-- START --

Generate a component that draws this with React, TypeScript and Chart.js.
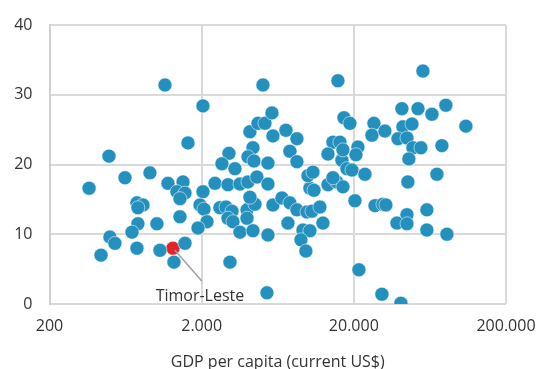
import React, { useEffect, useRef } from "react";
import { Chart, registerables } from "chart.js";

Chart.register(...registerables);

const gdpPerCapita = [
  364, 492, 436, 499, 538, 627, 914, 1201, 751, 823, 762, 762, 697, 1016, 751, 1064, 1315, 1554, 1440, 1148,
  1626, 1508, 1376, 1554, 1440, 2040, 2040, 1950, 2070, 2168, 1892, 2446, 2978, 3570, 4028, 4614, 2636, 2890,
  3164, 2978, 3212, 3972, 3972, 4478, 4152, 3570, 4346, 5454, 3070, 5370, 5056, 4152, 4688, 5210, 5794, 3022,
  2718, 3310, 4346, 4028, 4412, 5454, 5882, 5454, 5882, 6740, 7600, 8454, 9840, 10610, 11970, 7380, 12530,
  9260, 10290, 8986, 9680, 10290, 10940, 13520, 15480, 16960, 9990, 10770, 7160, 8454, 7600, 8454, 15720,
  14580, 16200, 13520, 16700, 16960, 17220, 18840, 14580, 18020, 19440, 21280, 20650, 23660, 20340, 27540,
  31060, 32500, 45300, 70300, 60400, 44700, 38400, 44700, 60400, 81800, 21600, 30580, 40780, 56900, 41400,
  52800, 65200, 80500, 109000, 27100, 26300, 32000, 42000, 48200, 39000, 44700, 48900, 55200, 46000, 75800,
];

const shareValues = [
  16.6, 21.2, 7.0, 9.6, 8.7, 18.1, 18.8, 17.3, 14.5, 14.2, 13.8, 11.5, 10.3, 11.5, 8.0, 7.7, 6.0, 8.7, 12.5, 31.4,
  23.1, 17.5, 16.1, 15.9, 15.1, 28.4, 16.1, 14.2, 13.6, 11.8, 10.9, 17.3, 17.1, 17.2, 17.5, 18.2, 13.8, 13.9,
  13.3, 12.3, 11.8, 13.5, 12.3, 14.3, 15.3, 10.3, 10.5, 9.9, 6.0, 1.6, 31.4, 24.7, 25.9, 25.9, 27.4, 21.6,
  20.1, 19.4, 22.4, 21.1, 20.5, 20.2, 24.1, 17.2, 14.2, 15.2, 14.5, 13.5, 13.2, 13.3, 13.9, 11.6, 11.6,
  10.6, 10.5, 9.2, 7.6, 16.6, 16.3, 17.1, 17.5, 16.8, 18.4, 18.9, 24.9, 23.7, 21.9, 20.4, 32.0,
  23.2, 23.2, 21.5, 20.6, 22.1, 26.7, 25.9, 18.1, 19.4, 19.2, 22.5, 21.4, 18.6, 14.8, 14.1,
  14.3, 14.2, 17.5, 18.6, 13.5, 12.8, 11.6, 11.5, 10.6, 10.0, 4.9, 1.4, 0.1, 33.4, 28.0,
  28.0, 27.2, 28.5, 25.5, 25.9, 24.2, 24.8, 25.4, 25.8, 23.7, 23.8, 22.4, 22.4, 20.8, 22.7,
];

const highlightName = "Timor-Leste";
const highlightGdp = [1295];
const highlightValue = [8.0];

const xTicks = [200, 2000, 20000, 200000];
const yTicks = [0, 10, 20, 30, 40];
const xTitle = "GDP per capita (current US$)";

const FONT = "'Open Sans', sans-serif";

function fmt(v: number): string {
  return String(v).replace(/\B(?=(\d{3})+(?!\d))/g, ".");
}

const labelPlugin = {
  id: "highlightLabel",
  afterDatasetsDraw(chart: any) {
    const { ctx, scales } = chart;
    const px = scales.x.getPixelForValue(highlightGdp[0]);
    const py = scales.y.getPixelForValue(highlightValue[0]);
    ctx.save();
    ctx.strokeStyle = "#a0a0a0";
    ctx.lineWidth = 1.5;
    ctx.beginPath();
    ctx.moveTo(px + 2, py + 2);
    ctx.lineTo(px + 29, py + 33);
    ctx.stroke();
    ctx.fillStyle = "#333333";
    ctx.font = "16px " + FONT;
    ctx.textAlign = "center";
    ctx.textBaseline = "middle";
    ctx.fillText(highlightName, px + 27, py + 48);
    ctx.restore();
  },
};

export default function App() {
  const ref = useRef<HTMLCanvasElement>(null);
  useEffect(() => {
    document.body.style.margin = "0";
    const data = gdpPerCapita.map((g, i) => ({ x: g, y: shareValues[i] }));
    const hi = highlightGdp.map((g, i) => ({ x: g, y: highlightValue[i] }));
    const chart = new Chart(ref.current as HTMLCanvasElement, {
      type: "scatter",
      data: {
        datasets: [
          {
            data,
            backgroundColor: "#2490be",
            borderColor: "rgba(255,255,255,0.7)",
            borderWidth: 0.75,
            pointRadius: 7,
          },
          {
            data: hi,
            backgroundColor: "#e0262a",
            borderColor: "rgba(255,255,255,0.7)",
            borderWidth: 0.75,
            pointRadius: 7,
          },
        ],
      },
      options: {
        responsive: false,
        animation: false,
        layout: { padding: { left: 0, right: 33, top: 25, bottom: 0 } },
        plugins: { legend: { display: false }, tooltip: { enabled: false } },
        scales: {
          x: {
            type: "logarithmic",
            min: 200,
            max: 200000,
            afterBuildTicks: (axis: any) => {
              axis.ticks = xTicks.map((v) => ({ value: v }));
            },
            afterFit: (axis: any) => {
              axis.height = 65;
              axis.paddingLeft = 0;
              axis.paddingRight = 0;
            },
            ticks: {
              callback: (v: any) => fmt(Number(v)),
              color: "#333333",
              font: { family: FONT, size: 16 },
              padding: 13,
              maxRotation: 0,
              autoSkip: false,
            },
            grid: { color: "#d9d9d9", lineWidth: 2, drawTicks: false },
            border: { display: false },
            title: {
              display: true,
              text: xTitle,
              color: "#333333",
              font: { family: FONT, size: 16 },
              padding: { top: 8, bottom: -3 },
            },
          },
          y: {
            min: 0,
            max: 40,
            afterBuildTicks: (axis: any) => {
              axis.ticks = yTicks.map((v) => ({ value: v }));
            },
            afterFit: (axis: any) => {
              axis.width = 49.5;
              axis.paddingTop = 0;
              axis.paddingBottom = 0;
            },
            ticks: {
              color: "#333333",
              font: { family: FONT, size: 16 },
              padding: 17,
            },
            grid: { color: "#d9d9d9", lineWidth: 2, drawTicks: false },
            border: { display: true, color: "#d0d0d0", width: 2 },
          },
        },
      },
      plugins: [labelPlugin],
    } as any);
    return () => chart.destroy();
  }, []);
  return (
    <div style={{ width: 539, height: 369 }}>
      <canvas ref={ref} width={539} height={369} />
    </div>
  );
}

-- END --

CHALLENGE
Please set down each line of the data above exactly as written, without the pictures.

SOLUTION
Generate a component that draws this with React, TypeScript and Chart.js.
import React, { useEffect, useRef } from "react";
import { Chart, registerables } from "chart.js";

Chart.register(...registerables);

const gdpPerCapita = [
  364, 492, 436, 499, 538, 627, 914, 1201, 751, 823, 762, 762, 697, 1016, 751, 1064, 1315, 1554, 1440, 1148,
  1626, 1508, 1376, 1554, 1440, 2040, 2040, 1950, 2070, 2168, 1892, 2446, 2978, 3570, 4028, 4614, 2636, 2890,
  3164, 2978, 3212, 3972, 3972, 4478, 4152, 3570, 4346, 5454, 3070, 5370, 5056, 4152, 4688, 5210, 5794, 3022,
  2718, 3310, 4346, 4028, 4412, 5454, 5882, 5454, 5882, 6740, 7600, 8454, 9840, 10610, 11970, 7380, 12530,
  9260, 10290, 8986, 9680, 10290, 10940, 13520, 15480, 16960, 9990, 10770, 7160, 8454, 7600, 8454, 15720,
  14580, 16200, 13520, 16700, 16960, 17220, 18840, 14580, 18020, 19440, 21280, 20650, 23660, 20340, 27540,
  31060, 32500, 45300, 70300, 60400, 44700, 38400, 44700, 60400, 81800, 21600, 30580, 40780, 56900, 41400,
  52800, 65200, 80500, 109000, 27100, 26300, 32000, 42000, 48200, 39000, 44700, 48900, 55200, 46000, 75800,
];

const shareValues = [
  16.6, 21.2, 7.0, 9.6, 8.7, 18.1, 18.8, 17.3, 14.5, 14.2, 13.8, 11.5, 10.3, 11.5, 8.0, 7.7, 6.0, 8.7, 12.5, 31.4,
  23.1, 17.5, 16.1, 15.9, 15.1, 28.4, 16.1, 14.2, 13.6, 11.8, 10.9, 17.3, 17.1, 17.2, 17.5, 18.2, 13.8, 13.9,
  13.3, 12.3, 11.8, 13.5, 12.3, 14.3, 15.3, 10.3, 10.5, 9.9, 6.0, 1.6, 31.4, 24.7, 25.9, 25.9, 27.4, 21.6,
  20.1, 19.4, 22.4, 21.1, 20.5, 20.2, 24.1, 17.2, 14.2, 15.2, 14.5, 13.5, 13.2, 13.3, 13.9, 11.6, 11.6,
  10.6, 10.5, 9.2, 7.6, 16.6, 16.3, 17.1, 17.5, 16.8, 18.4, 18.9, 24.9, 23.7, 21.9, 20.4, 32.0,
  23.2, 23.2, 21.5, 20.6, 22.1, 26.7, 25.9, 18.1, 19.4, 19.2, 22.5, 21.4, 18.6, 14.8, 14.1,
  14.3, 14.2, 17.5, 18.6, 13.5, 12.8, 11.6, 11.5, 10.6, 10.0, 4.9, 1.4, 0.1, 33.4, 28.0,
  28.0, 27.2, 28.5, 25.5, 25.9, 24.2, 24.8, 25.4, 25.8, 23.7, 23.8, 22.4, 22.4, 20.8, 22.7,
];

const highlightName = "Timor-Leste";
const highlightGdp = [1295];
const highlightValue = [8.0];

const xTicks = [200, 2000, 20000, 200000];
const yTicks = [0, 10, 20, 30, 40];
const xTitle = "GDP per capita (current US$)";

const FONT = "'Open Sans', sans-serif";

function fmt(v: number): string {
  return String(v).replace(/\B(?=(\d{3})+(?!\d))/g, ".");
}

const labelPlugin = {
  id: "highlightLabel",
  afterDatasetsDraw(chart: any) {
    const { ctx, scales } = chart;
    const px = scales.x.getPixelForValue(highlightGdp[0]);
    const py = scales.y.getPixelForValue(highlightValue[0]);
    ctx.save();
    ctx.strokeStyle = "#a0a0a0";
    ctx.lineWidth = 1.5;
    ctx.beginPath();
    ctx.moveTo(px + 2, py + 2);
    ctx.lineTo(px + 29, py + 33);
    ctx.stroke();
    ctx.fillStyle = "#333333";
    ctx.font = "16px " + FONT;
    ctx.textAlign = "center";
    ctx.textBaseline = "middle";
    ctx.fillText(highlightName, px + 27, py + 48);
    ctx.restore();
  },
};

export default function App() {
  const ref = useRef<HTMLCanvasElement>(null);
  useEffect(() => {
    document.body.style.margin = "0";
    const data = gdpPerCapita.map((g, i) => ({ x: g, y: shareValues[i] }));
    const hi = highlightGdp.map((g, i) => ({ x: g, y: highlightValue[i] }));
    const chart = new Chart(ref.current as HTMLCanvasElement, {
      type: "scatter",
      data: {
        datasets: [
          {
            data,
            backgroundColor: "#2490be",
            borderColor: "rgba(255,255,255,0.7)",
            borderWidth: 0.75,
            pointRadius: 7,
          },
          {
            data: hi,
            backgroundColor: "#e0262a",
            borderColor: "rgba(255,255,255,0.7)",
            borderWidth: 0.75,
            pointRadius: 7,
          },
        ],
      },
      options: {
        responsive: false,
        animation: false,
        layout: { padding: { left: 0, right: 33, top: 25, bottom: 0 } },
        plugins: { legend: { display: false }, tooltip: { enabled: false } },
        scales: {
          x: {
            type: "logarithmic",
            min: 200,
            max: 200000,
            afterBuildTicks: (axis: any) => {
              axis.ticks = xTicks.map((v) => ({ value: v }));
            },
            afterFit: (axis: any) => {
              axis.height = 65;
              axis.paddingLeft = 0;
              axis.paddingRight = 0;
            },
            ticks: {
              callback: (v: any) => fmt(Number(v)),
              color: "#333333",
              font: { family: FONT, size: 16 },
              padding: 13,
              maxRotation: 0,
              autoSkip: false,
            },
            grid: { color: "#d9d9d9", lineWidth: 2, drawTicks: false },
            border: { display: false },
            title: {
              display: true,
              text: xTitle,
              color: "#333333",
              font: { family: FONT, size: 16 },
              padding: { top: 8, bottom: -3 },
            },
          },
          y: {
            min: 0,
            max: 40,
            afterBuildTicks: (axis: any) => {
              axis.ticks = yTicks.map((v) => ({ value: v }));
            },
            afterFit: (axis: any) => {
              axis.width = 49.5;
              axis.paddingTop = 0;
              axis.paddingBottom = 0;
            },
            ticks: {
              color: "#333333",
              font: { family: FONT, size: 16 },
              padding: 17,
            },
            grid: { color: "#d9d9d9", lineWidth: 2, drawTicks: false },
            border: { display: true, color: "#d0d0d0", width: 2 },
          },
        },
      },
      plugins: [labelPlugin],
    } as any);
    return () => chart.destroy();
  }, []);
  return (
    <div style={{ width: 539, height: 369 }}>
      <canvas ref={ref} width={539} height={369} />
    </div>
  );
}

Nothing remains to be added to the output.